Dati eloquenti. Il matrimonio religioso è normalmente, a differenza di quello civile, un matrimonio tra celibi e nubili al primo matrimonio e di età media più contenuta rispetto agli sposi col rito civile – tra i quali quasi 4 su 10 sono al secondo matrimonio, essendo vedovi o divorziati. Tra i giovani sposi in particolare il matrimonio è diventato coreografico, in certo senso pure affaristico e prepotentemente vacanziero: una cerimonia che avvicina sfilate di moda tra eleganti e smargiasse, con pranzi nuziali dove le portate si susseguono insopportabilmente fino allo spuntare delle stelle in cielo, preceduta dalla diffusione tra gli invitati di tanto di conto corrente (variante moderna della lista di nozze) dove gli stessi, e segnatamente i testimoni, avranno già versato un importo, stabilito  da usi e costumi del posto, ma sempre ingente, che contribuisce alla sfolgorante sparizione degli sposi verso lidi esotici il più possibilmente lontani da quelli in cui dovranno pur sempre tornare a vivere.
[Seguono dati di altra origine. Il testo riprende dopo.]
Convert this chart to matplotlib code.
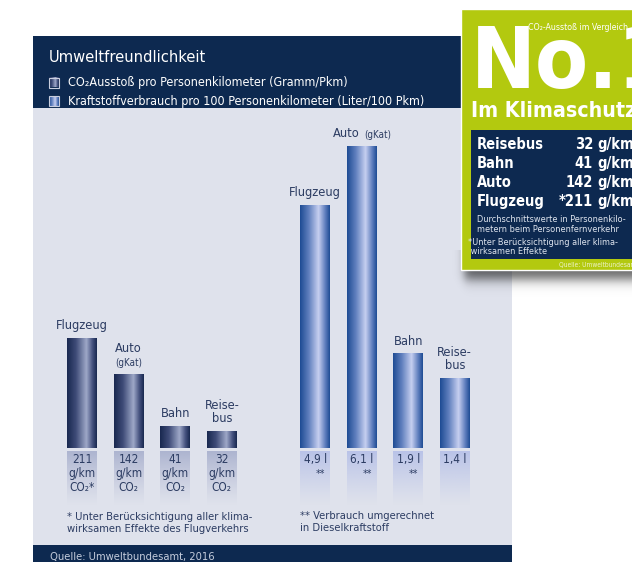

Difficile che in tale caravanserraglio si conservi qualcosa dell’afflato religioso del matrimonio: un venticello, al più, che accarezza le guance e si invola verso altre e più discrete destinazioni. Hai voglia di decorare le chiese di fiori bianchi da cima a fondo, dall’ingresso all’altare: l’effetto di plastica è sempre in agguato, e difficilmente viene sconfitto da un tocco di autenticità sempre più raro da riscontrarsi.
   

Il matrimonio in chiesa si è evoluto nel segno dell’esibizione sprecona, non raramente pacchiana: abiti e acconciature, cibi e vini, fiori e foto…

   

Scappare per crociere, escursioni in capo al mondo, marine insospettabili, fiordi irraggiungibili, spedizioni arrischiate o villaggi vacanze trionfo di aperitivi con ghiaccio e ombrellini e guru che insegnano a meditare aspettando l’aragosta, con qualche conflitto locale o regionale se non proprio una guerra oltre le prime colline alle spalle. Anche sposi che mai si sono sognati di fare una capatina alla Galleria degli Uffizi, subito a correre a Bali o a Machu Picchu in groppa ai lama che ancora le bottiglie di spumante e i rimasugli della torta nuziale sono sul tavolo. Il matrimonio in chiesa si è evoluto nel segno dell’esibizione sprecona, non raramente pacchiana: abiti e acconciature, cibi e vini, fiori e foto, luci e musiche, cotillons e bomboniere che sembrano sculture che sono soprammobili ma forse anche armi contundenti alla bisogna; e più quel segno è marcato e più il matrimonio viene a costare, anche agli invitati, costretti a partecipare alle spese di una cerimonia che quando finisce trae dal petto di ciascuno un sospiro di sollievo come mai più nella vita.
   

Già colpito al cuore dal divorzio, il matrimonio religioso si dimostra il meno attrezzato a fronteggiare i tempi relativistici che viviamo 

    

Intendiamoci, il matrimonio civile è benissimo avviato verso lo stesso sfavillante declino o se si preferisce destino, ma se non altro non se ne può permettere uno altrettanto scoppiettante e vertiginoso perché non sempre assistito dalla giovinezza e dalla chiamiamola pure verginità del primo matrimonio degli sposi. E poi arriva a rimorchio, è quello religioso che ha aperto la strada del matrimonio evento, del matrimonio monstre: sempre più costoso, sempre più estraniante. Ed è così che nella scelta della separazione al posto della comunione dei beni, consumato nei tre mesi estivi del divertimento a tutti i costi, sempre più per ricchi o per poveri che per imitare i ricchi si inguaiano peggio che in un film di Ken Loach, il matrimonio religioso già colpito al cuore dal divorzio, si dimostra il meno attrezzato a fronteggiare i tempi relativistici che viviamo. Anche perché la Chiesa sembra non conoscere né date né dettagli del mesto tramonto del matrimonio religioso. Troppo impegnata nella ricerca della giusta calibrazione della benedizione delle coppie unisessuali.